Quanto as atuações, Clint segue com seu estilo sereno e eficiente, com a câmera de Leone invadindo seus pensamentos através dos close-ups, mas o foco de nossa atenção fica com Lee Van Cleef, que consegue ser muito expressivo por meio de seu rosto incomum e olhares enigmáticos.
Por conta das atuações marcantes, do roteiro mais elaborado e do desenvolvimento maior de personagens, o segundo filme é superior ao primeiro. Leone aprimora seu estilo de filmar e continua com a eficiente parceria com Morricone.
Três Homens em Conflito (Il buono, il brutto, il cattivo, 1966)
O terceiro filme é a obra-prima da trilogia, contando com um orçamento maior, propiciado pelo sucesso dos antecessores, e resultando em quase três horas.Logo no início somos apresentados aos três personagens principais. O “feio” é Tuco (Eli Wallach), um criminoso foragido. O “mau” é Angel Eyes (Lee Van Cleef), inicialmente um mercenário. O “bom” é o Homem Sem Nome, apelidado de Blondie, que caçava recompensas de uma maneira inusitada.
Inicialmente, Tuco conhece Blondie e eles trabalham juntos para conseguir a recompensa oferecida sobre o primeiro, sem que ele seja enforcado. Ao longo da trajetória deles, eles descobrem a localização de um dinheiro escondido em um cemitério, mas só Tuco sabe qual o cemitério e só Blondie sabe qual o túmulo, o que os força a seguirem juntos. O conflito começa quando eles descobrem que Angel Eyes também estava procurando o dinheiro enterrado.

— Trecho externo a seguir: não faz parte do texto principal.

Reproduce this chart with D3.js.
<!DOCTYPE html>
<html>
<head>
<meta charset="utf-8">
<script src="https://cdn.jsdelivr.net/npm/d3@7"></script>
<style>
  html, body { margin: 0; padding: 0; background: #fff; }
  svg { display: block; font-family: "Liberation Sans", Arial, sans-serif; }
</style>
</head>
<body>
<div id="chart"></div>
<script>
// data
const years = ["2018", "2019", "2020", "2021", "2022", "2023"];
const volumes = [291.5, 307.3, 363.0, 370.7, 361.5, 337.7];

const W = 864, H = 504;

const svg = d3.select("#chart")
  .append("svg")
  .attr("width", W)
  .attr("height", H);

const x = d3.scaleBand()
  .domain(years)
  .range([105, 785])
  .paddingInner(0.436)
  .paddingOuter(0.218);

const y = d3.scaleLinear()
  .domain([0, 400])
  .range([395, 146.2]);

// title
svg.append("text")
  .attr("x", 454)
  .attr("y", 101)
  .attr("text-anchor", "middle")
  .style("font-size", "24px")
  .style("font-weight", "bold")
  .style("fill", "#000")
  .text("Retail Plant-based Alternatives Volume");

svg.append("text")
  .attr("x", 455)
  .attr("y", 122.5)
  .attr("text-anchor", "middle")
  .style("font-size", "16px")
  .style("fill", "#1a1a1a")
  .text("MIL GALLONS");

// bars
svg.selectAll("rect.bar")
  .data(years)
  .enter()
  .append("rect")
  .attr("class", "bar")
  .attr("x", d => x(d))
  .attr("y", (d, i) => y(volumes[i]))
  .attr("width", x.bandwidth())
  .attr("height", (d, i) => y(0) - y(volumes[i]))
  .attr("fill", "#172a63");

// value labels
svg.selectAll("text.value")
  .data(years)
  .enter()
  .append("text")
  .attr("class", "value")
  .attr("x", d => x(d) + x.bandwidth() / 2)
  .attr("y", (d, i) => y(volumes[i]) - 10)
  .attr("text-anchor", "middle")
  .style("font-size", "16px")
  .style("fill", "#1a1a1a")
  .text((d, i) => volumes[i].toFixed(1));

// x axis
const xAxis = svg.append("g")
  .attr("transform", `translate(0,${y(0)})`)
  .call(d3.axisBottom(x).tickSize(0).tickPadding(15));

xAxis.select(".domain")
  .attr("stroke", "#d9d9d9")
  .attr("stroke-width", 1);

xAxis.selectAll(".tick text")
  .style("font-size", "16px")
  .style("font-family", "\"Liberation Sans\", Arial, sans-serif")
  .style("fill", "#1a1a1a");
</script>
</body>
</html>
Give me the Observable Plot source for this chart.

Tendo a Guerra Civil Americana de pano de fundo, o longa tece críticas a guerras, concentradas na cena da ponte e resumidas na frase do capitão bêbado “A única coisa em comum entre os do lado de cá e os do lado de lá, é o cheiro do álcool”.
Leone desenvolve ao máximo suas caracteríscas como diretor e conta com um roteiro mais estruturado e crítico. Conjuntamente, Morricone também atinge o ápice de sua composição de trilhas de faroeste, criando um tema que é conhecido até por aqueles que nunca viram um filme do gênero.
Há duas cenas que unem a maestria do diretor e do compositor. A primeira é a que mostra Tuco entrando no cemitério e procurando o túmulo. A câmera rodopiando e focando no rosto dele em consonância com a trilha sonora, que representa a euforia e a afobação do personagem, criam uma sequência memorável. A segunda cena (imagem acima) é o embate entre os três no final da obra. Dispostos num círculo, eles dançam até ocuparem suas posições no espaço. A tensão é evidenciada pela alternância de planos focando nas armas, nos olhares e nos chapéus. A música tema, por sua vez, ajuda a elevar o sentimento de ansiedade, que culmina em um desfecho seco e rápido, mas perfeito.